As my readers know by now I really like the LLC there are however one or two valid reasons to stick with a S or C Corp if you are a US based company. Brad Feld has added another good reasons for why S-Corps may be preferable to LLC’s:
While there are several advantages of an LLC over an S-Corp (ability to issue different classes of securities, ease of set up, informality of operating agreements, lower state taxes, non-US investors), venture funds typically cannot (or don’t want to) invest in LLCs. When a VC invests in an LLC, they risk getting an income tax called UBTI (unrelated business tax income). This type of income is frowned upon by investors in venture funds partnerships and most funds have a provision in their fund agreements that they will use best efforts not to bring UBTI into the partnership. As a result, VC funds shy away from investing in LLCs.
It’s good to see this particular reason
for it. So if you are planning to have investors in the future it would be a good idea for an S Corp.
He mentions the ease of conversion from a S-Corp to a C-Corp. Which is also a valid point.
LLC’s are like Ruby on Rails
However to put it in geek terminology then generally speeking the LLC is the Ruby on Rails of legal entities. It is fast and agile. It allows you to focus on your business now and not on the huge enterprise you will be in 2 years time.
Corporations are like J2EE
The corporation on the other hand was designed historically as an entity to protect outside investors. If you need outside investors from the get go thats fine. But if you are bootstrapping it is just like investing money in developing a huge J2EE application so you in the future can deploy it on a clustered Websphere server to keep your investors happy.
There are valid reasons to using J2EE, but many and most of them are based on outside pressures and not from your real business. If you look at the reasons for why LLC’s aren’t always a good idea you can see that virtually all of them are external compliance reasons. Such as Californias LLC Tax.
LLC is still the way to go in most cases
I still think that it is better in the short term to go for ease of implementation and this is exactly where the LLC counts.
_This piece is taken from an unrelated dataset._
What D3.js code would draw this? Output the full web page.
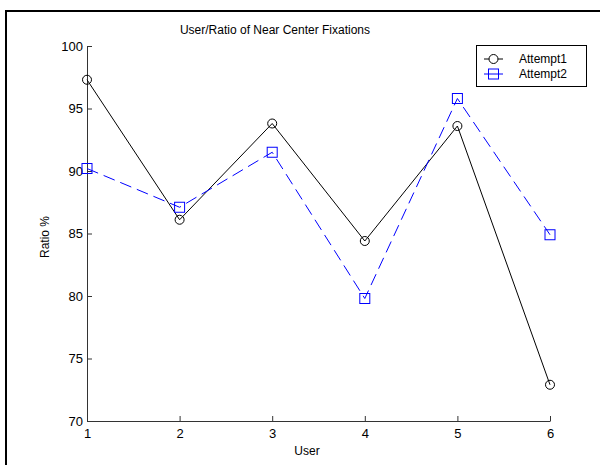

If you reach the point where you want investors, then go do the conversion from LLC to Inc and accept the cost at that point.
At early stages of a company the simplicity of an LLC keeps everyones focus on the business and not on future paper millions.
It’s the same thing as scaling your web service. Do you set up an expensive clustered environment while the only people who visit your site are yourselves, your mothers and a stray uncle somewhere. Is it really worth the time, effort and cost of setting up a super flexible “enterprise” when you’re not even sure you have a business yet?
As I have blogged about before there are some good reasons for when you should use C or S Corps, but unless you fit those reasons exactly I think it better to stick with LLC. One of these reasons it would appear is venture funding.